Submission + - "Shellshock" may be partially patched, but it's still highly dangerous (arstechnica.com)

operator_error writes: David A. Wheeler, a computer scientist who is an acknowledged expert in developing secure open-source code, posted a message to the Open Source Software Security (oss-sec) list this evening urging more changes to the bash code. And other developers have found that the current patch still has vulnerabilities similar to the original one, where an attacker could store malicious data in a variable named the same thing as frequently run commands. Norihiro Tanaka, a Japanese open-source developer, noted the problem in an e-mail to the bug-bash list today.
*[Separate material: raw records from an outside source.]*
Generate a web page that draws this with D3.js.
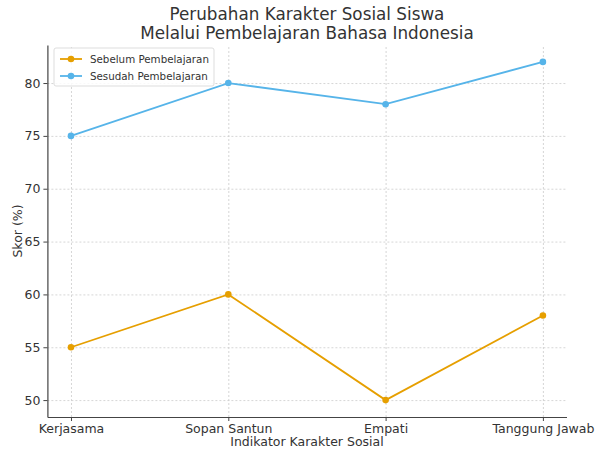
<!DOCTYPE html>
<html>
<head>
<meta charset="utf-8">
<script src="https://cdn.jsdelivr.net/npm/d3@7"></script>
<style>
body{margin:0;background:#fff;}
text{font-family:'DejaVu Sans',sans-serif;fill:#333;}
.grid line{stroke:#ccc;stroke-dasharray:2,2;stroke-width:0.8;}
.grid path{display:none;}
.axis path,.axis line{stroke:#444;}
</style>
</head>
<body>
<div id="root"></div>
<script>
// chart data
var categories=['Kerjasama','Sopan Santun','Empati','Tanggung Jawab'];
var sebelum=[55,60,50,58];
var sesudah=[75,80,78,82];
var seriesNames=['Sebelum Pembelajaran','Sesudah Pembelajaran'];
var yTicks=[50,55,60,65,70,75,80];

var W=595,H=452;
var b={t:45,r:28.5,b:35,l:47.4};
var w=W-b.l-b.r, h=417-b.t;

var svg=d3.select('#root').append('svg').attr('width',W).attr('height',H);
var g=svg.append('g').attr('transform','translate('+b.l+','+b.t+')');

var x=d3.scaleLinear().domain([-0.15,3.15]).range([0,w]);
var y=d3.scaleLinear().domain([48.4,83.6]).range([h,0]);

// grid
g.append('g').attr('class','grid').attr('transform','translate(0,'+h+')')
  .call(d3.axisBottom(x).tickValues(d3.range(categories.length)).tickSize(-h).tickFormat(''));
g.append('g').attr('class','grid')
  .call(d3.axisLeft(y).tickValues(yTicks).tickSize(-w).tickFormat(''));

// axes
var xa=g.append('g').attr('class','axis').attr('transform','translate(0,'+h+')')
  .call(d3.axisBottom(x).tickValues(d3.range(categories.length)).tickSize(4).tickSizeOuter(0).tickFormat(function(d){return categories[d]}));
var ya=g.append('g').attr('class','axis')
  .call(d3.axisLeft(y).tickValues(yTicks).tickSize(4).tickSizeOuter(0));
g.selectAll('.axis text').style('font-size','12.5px').style('font-family',"'DejaVu Sans',sans-serif").attr('fill','#333');
g.selectAll('.axis path').attr('stroke','#444').attr('stroke-width',1.2);

var colors=['#E69F00','#56B4E9'];
var all=[sebelum,sesudah];
var line=d3.line().x(function(d,i){return x(i)}).y(function(d){return y(d)});

all.forEach(function(s,k){
  g.append('path').datum(s).attr('d',line).attr('fill','none').attr('stroke',colors[k]).attr('stroke-width',1.8);
  g.selectAll('.pt'+k).data(s).enter().append('circle').attr('class','pt'+k)
    .attr('cx',function(d,i){return x(i)}).attr('cy',function(d){return y(d)})
    .attr('r',3.3).attr('fill',colors[k]);
});

// title
svg.append('text').attr('x',b.l+w/2).attr('y',20).attr('text-anchor','middle').style('font-size','16.8px').text('Perubahan Karakter Sosial Siswa');
svg.append('text').attr('x',b.l+w/2).attr('y',39).attr('text-anchor','middle').style('font-size','16.8px').text('Melalui Pembelajaran Bahasa Indonesia');

// axis labels
svg.append('text').attr('x',b.l+w/2).attr('y',446).attr('text-anchor','middle').style('font-size','12.5px').text('Indikator Karakter Sosial');
svg.append('text').attr('transform','translate(22,'+(b.t+h/2)+') rotate(-90)').attr('text-anchor','middle').style('font-size','12.5px').text('Skor (%)');

// legend
var lg=svg.append('g').attr('transform','translate(54,48)');
lg.append('rect').attr('width',160).attr('height',38).attr('rx',2).attr('fill','#fff').attr('fill-opacity',0.85).attr('stroke','#ddd');
var le=lg.selectAll('.le').data(seriesNames).enter().append('g').attr('transform',function(d,i){return 'translate(6,'+(11+i*17)+')'});
le.append('line').attr('x1',0).attr('x2',22).attr('stroke',function(d,i){return colors[i]}).attr('stroke-width',1.8);
le.append('circle').attr('cx',11).attr('r',3.3).attr('fill',function(d,i){return colors[i]});
le.append('text').attr('x',30).attr('y',4).style('font-size','10.3px').text(function(d){return d});
</script>
</body>
</html>
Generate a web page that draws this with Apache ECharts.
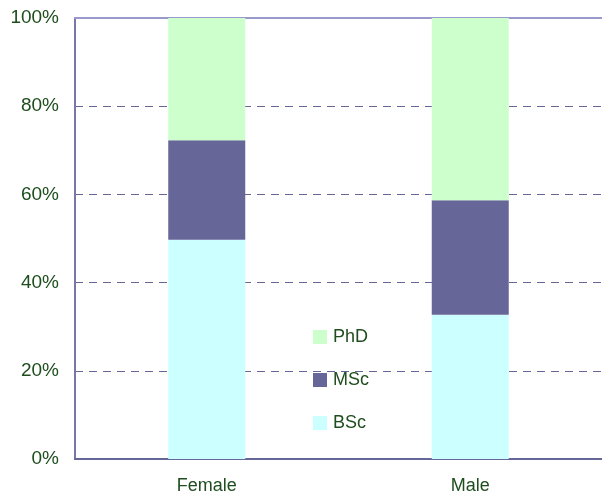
<!DOCTYPE html>
<html>
<head>
<meta charset="utf-8">
<script src="https://cdn.jsdelivr.net/npm/echarts@6/dist/echarts.min.js"></script>
<style>
    html, body { margin: 0; padding: 0; background: #ffffff; }
    #chart { width: 602px; height: 495px; }
</style>
</head>
<body>
<div id="chart"></div>
<script>
// categories and shares (percent of each group)
var groups = ['Female', 'Male'];
var bscShare = [49.7, 32.7];
var mscShare = [22.6, 26.0];
var phdShare = [27.7, 41.3];
var legendOrder = ['PhD', 'MSc', 'BSc'];

var textColor = '#1e4d1e';
var chart = echarts.init(document.getElementById('chart'));

function barSeries(name, data, color) {
    return {
        name: name,
        type: 'bar',
        stack: 'degree',
        barWidth: 77,
        itemStyle: { color: color },
        data: data
    };
}

chart.setOption({
    animation: false,
    textStyle: { fontFamily: 'Liberation Sans, Arial, sans-serif' },
    grid: { left: 75, right: 0, top: 18, bottom: 36 },
    legend: {
        data: legendOrder,
        orient: 'vertical',
        left: 308,
        top: 323,
        itemWidth: 14,
        itemHeight: 14,
        itemGap: 25,
        icon: 'rect',
        textStyle: { color: textColor, fontSize: 18, padding: [0, 0, 0, 1] }
    },
    xAxis: [
        {
            type: 'category',
            data: groups,
            axisLine: { lineStyle: { color: '#666699', width: 2 } },
            axisTick: { inside: true, length: 6, lineStyle: { color: '#666699' } },
            axisLabel: { color: textColor, fontSize: 18, margin: 18 }
        },
        {
            type: 'category',
            position: 'top',
            data: groups,
            axisLine: { lineStyle: { color: '#9999cc', width: 2 } },
            axisTick: { show: false },
            axisLabel: { show: false }
        }
    ],
    yAxis: {
        type: 'value',
        min: 0,
        max: 100,
        interval: 20,
        axisLine: { show: true, lineStyle: { color: '#7777aa', width: 2 } },
        axisTick: { show: false },
        axisLabel: { color: textColor, fontSize: 19, margin: 16, formatter: '{value}%' },
        splitLine: { lineStyle: { color: '#666699', type: [8, 6], width: 1 } }
    },
    series: [
        barSeries('BSc', bscShare, '#ccffff'),
        barSeries('MSc', mscShare, '#666699'),
        barSeries('PhD', phdShare, '#ccffcc')
    ]
});
</script>
</body>
</html>
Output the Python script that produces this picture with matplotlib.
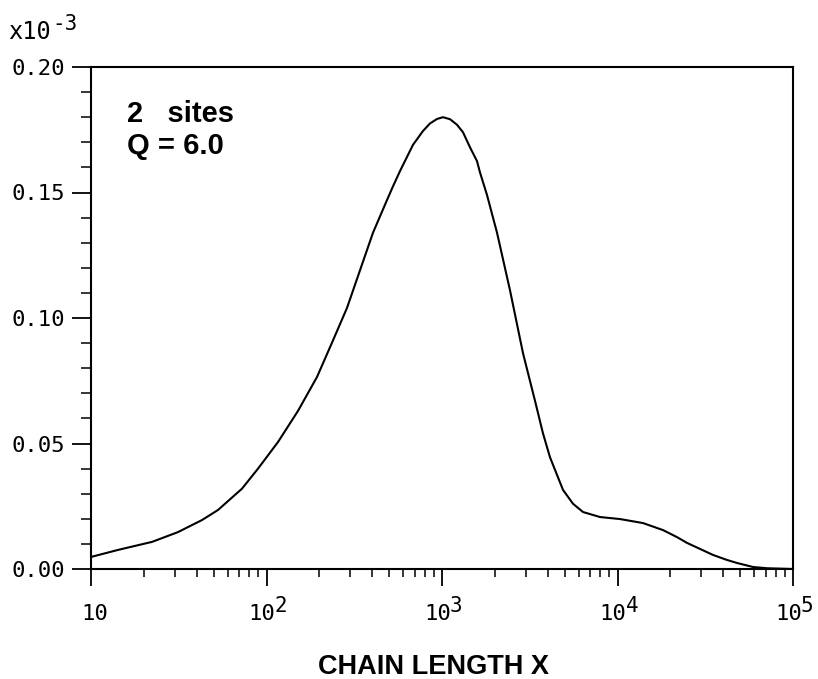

By using an environmental variable called cat—the same name as a Unix utility that can concatenate files—he was able to bypass the fixes in the latest bash patch and pass through executable commands. Wheeler noted this vulnerability as well, in an email to both oss-sec and the bug bash list:

I appreciate the effort made in patch bash43-026, but this patch doesn't even BEGIN to solve the underlying shellshock problem. This patch just continues the "whack-a-mole" job of fixing parsing errors that began with the first patch. Bash's parser is certain have many many many other vulnerabilities; it was never designed to be security-relevant. John Haxby recently posted that "A friend of mine said this could be a vulnerability gift that keeps on giving.” Bash will be a continuous rich source of system vulnerabilities until it STOPS automatically parsing normal environment variables; all other shells just pass them through! I've turned off several websites I control because I have *no* confidence that the current official bash patches actually stop anyone, and I am deliberately *not* buying products online today for the same reason. I suspect others have done the same. I think it's important that bash change its semantics so that it "obviously has absolutely no problems of this kind".

In other words, “Shellshock” may be partially patched, but it’s still highly dangerous on systems that might use bash to pass information to the operating system or to launch other software. And it may take a significant change to fix the code.